Exercise goal: Copy exactly, and only, the lines between the line holding "Write the Altair code for this chart." and the line holding "import pandas as pd", inclusive; skip the pictures.

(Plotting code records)
↓
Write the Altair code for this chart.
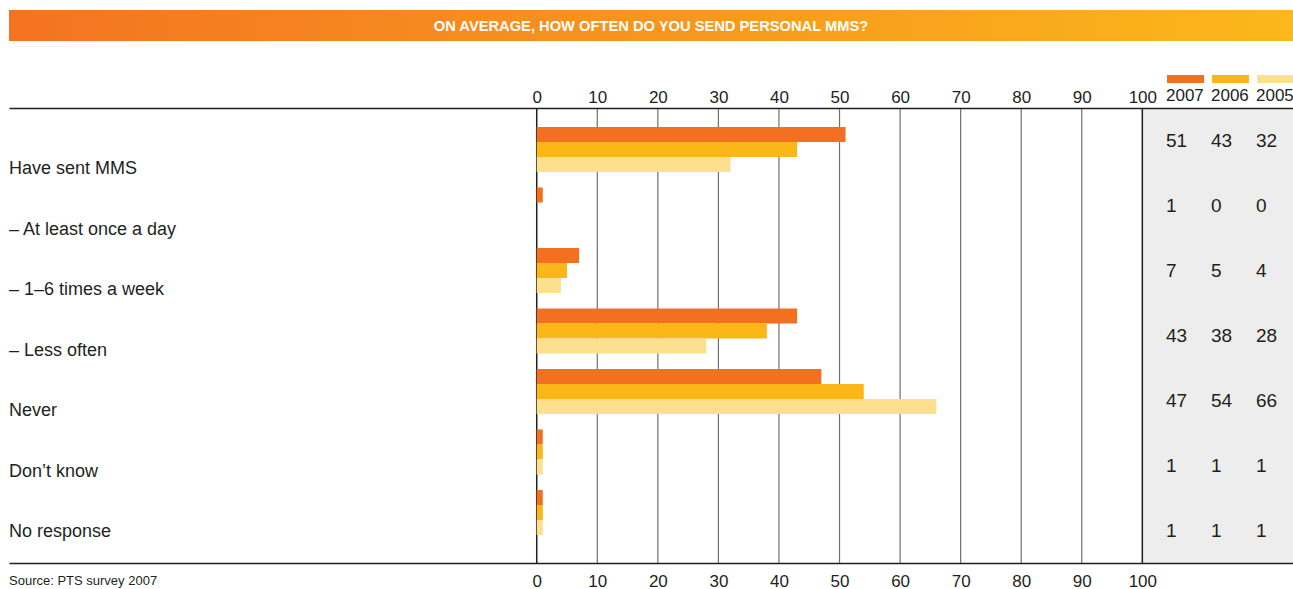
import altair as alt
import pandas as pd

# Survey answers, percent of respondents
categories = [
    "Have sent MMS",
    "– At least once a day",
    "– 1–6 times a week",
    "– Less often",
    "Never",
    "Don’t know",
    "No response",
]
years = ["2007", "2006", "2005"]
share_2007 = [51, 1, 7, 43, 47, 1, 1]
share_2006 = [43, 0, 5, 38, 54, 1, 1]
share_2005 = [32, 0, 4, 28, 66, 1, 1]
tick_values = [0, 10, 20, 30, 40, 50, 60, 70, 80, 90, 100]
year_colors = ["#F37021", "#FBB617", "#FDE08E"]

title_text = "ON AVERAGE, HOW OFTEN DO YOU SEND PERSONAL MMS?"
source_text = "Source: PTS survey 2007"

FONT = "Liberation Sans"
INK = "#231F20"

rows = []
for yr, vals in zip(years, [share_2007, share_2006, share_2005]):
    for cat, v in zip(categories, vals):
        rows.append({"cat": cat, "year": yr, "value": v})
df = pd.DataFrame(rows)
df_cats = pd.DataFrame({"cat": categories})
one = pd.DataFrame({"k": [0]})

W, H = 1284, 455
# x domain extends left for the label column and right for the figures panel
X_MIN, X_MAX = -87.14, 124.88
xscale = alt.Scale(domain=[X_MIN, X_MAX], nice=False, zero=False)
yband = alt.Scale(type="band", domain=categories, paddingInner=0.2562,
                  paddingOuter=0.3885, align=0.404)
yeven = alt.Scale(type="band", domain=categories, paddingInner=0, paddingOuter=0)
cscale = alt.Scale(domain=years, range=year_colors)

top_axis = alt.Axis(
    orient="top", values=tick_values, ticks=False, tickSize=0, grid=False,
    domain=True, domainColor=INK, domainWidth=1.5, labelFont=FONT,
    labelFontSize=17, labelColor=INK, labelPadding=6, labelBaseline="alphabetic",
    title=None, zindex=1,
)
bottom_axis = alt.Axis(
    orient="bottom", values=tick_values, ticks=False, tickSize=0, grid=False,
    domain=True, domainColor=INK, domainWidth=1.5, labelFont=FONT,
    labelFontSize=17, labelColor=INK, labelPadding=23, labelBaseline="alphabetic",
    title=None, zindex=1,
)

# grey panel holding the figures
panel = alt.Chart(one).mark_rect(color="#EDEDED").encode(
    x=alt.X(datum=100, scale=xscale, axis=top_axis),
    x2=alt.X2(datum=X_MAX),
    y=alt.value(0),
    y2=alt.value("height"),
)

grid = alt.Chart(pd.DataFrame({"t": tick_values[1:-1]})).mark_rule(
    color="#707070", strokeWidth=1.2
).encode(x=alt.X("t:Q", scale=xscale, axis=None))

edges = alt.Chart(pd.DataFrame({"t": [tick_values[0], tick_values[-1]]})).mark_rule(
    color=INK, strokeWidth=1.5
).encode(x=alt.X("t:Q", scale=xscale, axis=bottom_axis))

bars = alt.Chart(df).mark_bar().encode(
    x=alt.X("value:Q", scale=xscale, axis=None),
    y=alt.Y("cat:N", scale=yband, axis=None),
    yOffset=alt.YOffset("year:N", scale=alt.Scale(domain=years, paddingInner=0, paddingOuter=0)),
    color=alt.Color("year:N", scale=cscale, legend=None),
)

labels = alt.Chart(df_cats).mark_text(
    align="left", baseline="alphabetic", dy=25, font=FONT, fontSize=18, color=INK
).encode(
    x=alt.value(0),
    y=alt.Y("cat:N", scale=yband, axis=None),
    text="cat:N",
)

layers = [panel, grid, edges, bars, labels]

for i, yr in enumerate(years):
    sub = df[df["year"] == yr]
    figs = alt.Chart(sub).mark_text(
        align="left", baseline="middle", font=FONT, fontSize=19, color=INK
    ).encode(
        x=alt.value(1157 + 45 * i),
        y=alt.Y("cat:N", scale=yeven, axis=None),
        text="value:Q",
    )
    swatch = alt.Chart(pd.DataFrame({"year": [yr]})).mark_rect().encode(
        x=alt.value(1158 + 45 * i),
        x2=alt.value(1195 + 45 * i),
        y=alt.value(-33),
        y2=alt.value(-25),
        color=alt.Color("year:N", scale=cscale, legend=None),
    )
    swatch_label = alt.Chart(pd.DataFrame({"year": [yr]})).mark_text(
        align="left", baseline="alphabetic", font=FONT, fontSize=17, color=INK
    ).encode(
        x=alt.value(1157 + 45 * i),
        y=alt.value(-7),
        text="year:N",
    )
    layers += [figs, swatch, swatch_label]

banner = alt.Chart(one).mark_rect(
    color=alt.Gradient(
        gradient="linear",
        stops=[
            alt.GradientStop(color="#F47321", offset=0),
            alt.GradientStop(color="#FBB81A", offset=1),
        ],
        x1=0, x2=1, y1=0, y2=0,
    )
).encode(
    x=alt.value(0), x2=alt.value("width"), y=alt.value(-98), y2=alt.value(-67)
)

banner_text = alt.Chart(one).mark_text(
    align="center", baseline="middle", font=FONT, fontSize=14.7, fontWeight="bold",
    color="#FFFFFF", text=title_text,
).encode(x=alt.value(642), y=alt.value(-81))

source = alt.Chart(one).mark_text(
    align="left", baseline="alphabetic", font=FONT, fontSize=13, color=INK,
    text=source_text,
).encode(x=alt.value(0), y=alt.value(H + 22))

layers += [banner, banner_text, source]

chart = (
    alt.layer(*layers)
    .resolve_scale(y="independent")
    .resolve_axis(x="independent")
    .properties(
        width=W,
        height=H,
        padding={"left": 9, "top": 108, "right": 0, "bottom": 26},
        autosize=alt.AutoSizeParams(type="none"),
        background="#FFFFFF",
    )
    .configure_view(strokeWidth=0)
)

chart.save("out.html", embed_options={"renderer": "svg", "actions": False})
↑
↓
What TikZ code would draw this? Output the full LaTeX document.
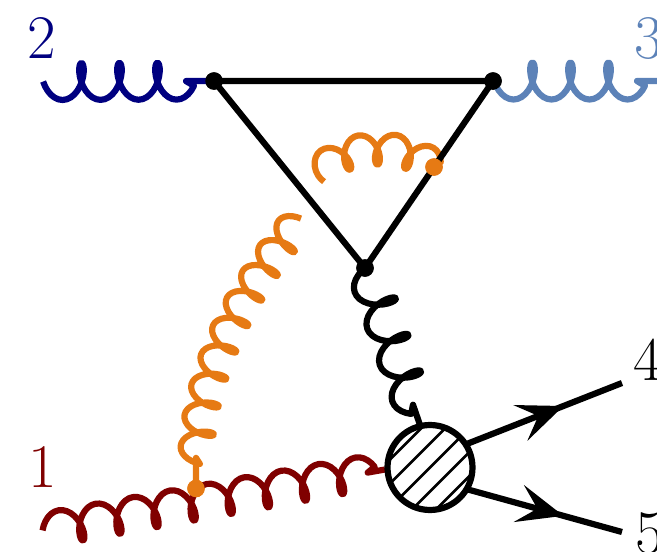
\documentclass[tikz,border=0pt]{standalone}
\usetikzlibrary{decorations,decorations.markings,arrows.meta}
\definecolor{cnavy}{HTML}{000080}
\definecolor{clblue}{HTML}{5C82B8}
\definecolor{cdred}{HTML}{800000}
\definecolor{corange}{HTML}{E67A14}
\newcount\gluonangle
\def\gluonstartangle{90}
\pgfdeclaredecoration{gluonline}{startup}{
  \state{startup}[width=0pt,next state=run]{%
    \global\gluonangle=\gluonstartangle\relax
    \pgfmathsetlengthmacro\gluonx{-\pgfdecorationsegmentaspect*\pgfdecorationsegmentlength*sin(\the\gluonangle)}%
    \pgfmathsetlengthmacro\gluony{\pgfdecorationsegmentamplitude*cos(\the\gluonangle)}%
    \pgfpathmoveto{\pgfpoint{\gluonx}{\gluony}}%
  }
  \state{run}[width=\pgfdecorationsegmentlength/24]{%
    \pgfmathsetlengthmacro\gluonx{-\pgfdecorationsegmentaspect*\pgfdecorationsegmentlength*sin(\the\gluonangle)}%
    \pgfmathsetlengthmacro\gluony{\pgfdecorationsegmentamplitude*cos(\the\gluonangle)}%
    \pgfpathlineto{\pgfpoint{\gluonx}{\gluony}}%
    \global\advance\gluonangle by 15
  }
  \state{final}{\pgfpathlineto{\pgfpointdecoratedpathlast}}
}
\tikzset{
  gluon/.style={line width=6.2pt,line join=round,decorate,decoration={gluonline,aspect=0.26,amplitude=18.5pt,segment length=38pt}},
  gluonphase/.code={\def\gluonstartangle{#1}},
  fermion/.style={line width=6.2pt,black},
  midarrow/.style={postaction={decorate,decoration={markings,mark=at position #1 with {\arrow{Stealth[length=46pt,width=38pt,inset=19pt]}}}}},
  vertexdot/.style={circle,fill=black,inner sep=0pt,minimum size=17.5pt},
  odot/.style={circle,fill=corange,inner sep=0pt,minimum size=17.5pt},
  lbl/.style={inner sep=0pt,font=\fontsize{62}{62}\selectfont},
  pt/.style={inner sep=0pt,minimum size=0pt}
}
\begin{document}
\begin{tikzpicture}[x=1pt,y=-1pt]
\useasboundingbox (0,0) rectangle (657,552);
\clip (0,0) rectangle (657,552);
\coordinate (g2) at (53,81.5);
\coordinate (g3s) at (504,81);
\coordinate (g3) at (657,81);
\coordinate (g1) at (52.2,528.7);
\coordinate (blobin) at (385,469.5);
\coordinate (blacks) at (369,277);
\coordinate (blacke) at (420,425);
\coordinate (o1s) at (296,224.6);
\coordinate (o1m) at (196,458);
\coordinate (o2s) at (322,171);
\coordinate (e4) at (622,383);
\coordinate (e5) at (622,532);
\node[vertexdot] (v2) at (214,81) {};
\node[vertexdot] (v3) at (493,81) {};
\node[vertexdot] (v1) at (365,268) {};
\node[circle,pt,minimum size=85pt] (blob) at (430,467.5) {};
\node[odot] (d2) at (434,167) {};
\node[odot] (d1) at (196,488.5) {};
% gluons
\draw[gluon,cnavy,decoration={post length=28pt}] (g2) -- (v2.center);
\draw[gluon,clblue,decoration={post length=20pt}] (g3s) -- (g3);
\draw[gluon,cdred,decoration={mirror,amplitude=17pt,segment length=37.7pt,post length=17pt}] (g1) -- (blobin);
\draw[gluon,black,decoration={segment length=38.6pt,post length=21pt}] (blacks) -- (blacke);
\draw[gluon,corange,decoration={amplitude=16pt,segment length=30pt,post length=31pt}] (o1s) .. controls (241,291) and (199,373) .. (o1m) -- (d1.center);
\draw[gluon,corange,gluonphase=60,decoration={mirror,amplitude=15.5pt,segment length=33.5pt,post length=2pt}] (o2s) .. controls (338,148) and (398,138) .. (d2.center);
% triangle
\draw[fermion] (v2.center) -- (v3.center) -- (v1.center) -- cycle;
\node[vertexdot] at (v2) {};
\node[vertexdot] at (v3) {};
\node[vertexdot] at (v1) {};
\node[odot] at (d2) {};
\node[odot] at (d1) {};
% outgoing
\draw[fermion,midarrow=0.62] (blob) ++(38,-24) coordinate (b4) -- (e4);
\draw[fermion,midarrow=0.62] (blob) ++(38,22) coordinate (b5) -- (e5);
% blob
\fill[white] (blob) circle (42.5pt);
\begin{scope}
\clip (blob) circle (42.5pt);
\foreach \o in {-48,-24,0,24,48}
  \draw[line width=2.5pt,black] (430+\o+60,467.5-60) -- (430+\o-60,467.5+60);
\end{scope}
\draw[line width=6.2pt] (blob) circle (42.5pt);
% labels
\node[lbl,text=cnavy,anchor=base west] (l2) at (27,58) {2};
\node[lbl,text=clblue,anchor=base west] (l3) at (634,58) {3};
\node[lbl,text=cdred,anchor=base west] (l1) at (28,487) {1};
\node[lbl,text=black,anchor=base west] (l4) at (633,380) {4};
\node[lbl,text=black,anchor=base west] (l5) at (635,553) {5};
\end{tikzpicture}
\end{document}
↑
Response:
Write the Altair code for this chart.
import altair as alt
import pandas as pd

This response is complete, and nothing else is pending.